We call that kind of life ‘the life of love.’ Love is what is best for us, what is best about us, but no other reality in human life challenges our basic instinct for comfort and self-preservation more than does love. And all that I am really trying to say to you today, Jackie and Cameron, we can summarize in two basic truths: (1) love goes all the way down, engaging spirit, soul, and body, what is lower suffering for the sake of what is higher and (2) love begins with a commitment.
If those two truths add up, if they make any sense at all, then what that means is that today, Jackie and Cameron, today is the day you start to love. Maybe that seems like a strange thing to say. You wouldn’t be here if you didn’t love each other. But the way I see things, if love goes all the way down, the lower suffering for the sake of what is higher, and love begins with a commitment, then when you do the math, it adds up to say that with each new commitment in our lives, love begins again—and so does life.

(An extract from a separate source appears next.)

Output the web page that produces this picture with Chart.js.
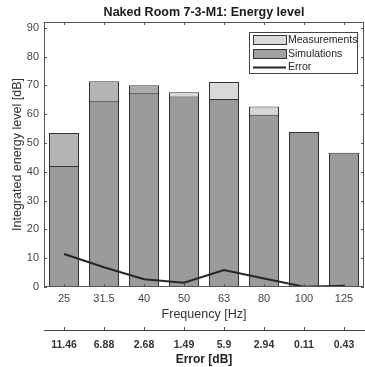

The love that brought you here will not be the love that sustains you in the years ahead; that love has done its work, and the commitments that gave life to that love have served their purpose.
Now it is time for something new for you—new life in Christ. The lower dying for the sake of what is higher in new ways because a new commitment is being made. The pattern of your life changes today, but the purpose of your life—and St. Paul could not be clearer on this point—the purpose of your life remains the same: to live for others, to renew your mind and transform yourself in Christ through the work of charity and love. The pattern changes but the meaning of life remains the same. Your love is not for you—it is for the other, for your children, for the poor, for the Church.
Contribute to the needs of the holy ones, exercise hospitality. Bless those who persecute you, bless and do not curse them. Rejoice with those who rejoice, weep with those who weep. Have the same regard for one another; do not be haughty but associate with the lowly; do not be wise in your own estimation. Do not repay anyone evil for evil; be concerned for what is noble in the sight of all. If possible, on your part, live at peace with all.
Your love is not for you, and if you keep that reality close to your heart, then your life will become a living sacrifice, what is lower suffering for the sake of what is higher, and you will become transformed in Christ.
About 10 pages into his book—which might be about as far as either of you made it with The Nuptial Mystery—Cardinal Scola quotes Shakespeare: Love is not love / Which alters when it alteration finds, / Or bends with the remover to remove.
He goes on to say: Love is love only insofar as it is indomitable in affirming the other [giving to the other, sacrificing for the other]—always and no matter what.
That kind of life, that kind of love, begins for you today. Marriage, if you get it right, will change you. You will learn to live like Christ. Your mind will be renewed. You will become transformed.
Homily preached at the Basilica of the National Shrine of the Assumption of the Blessed Virgin Mary on October 28th, 2023.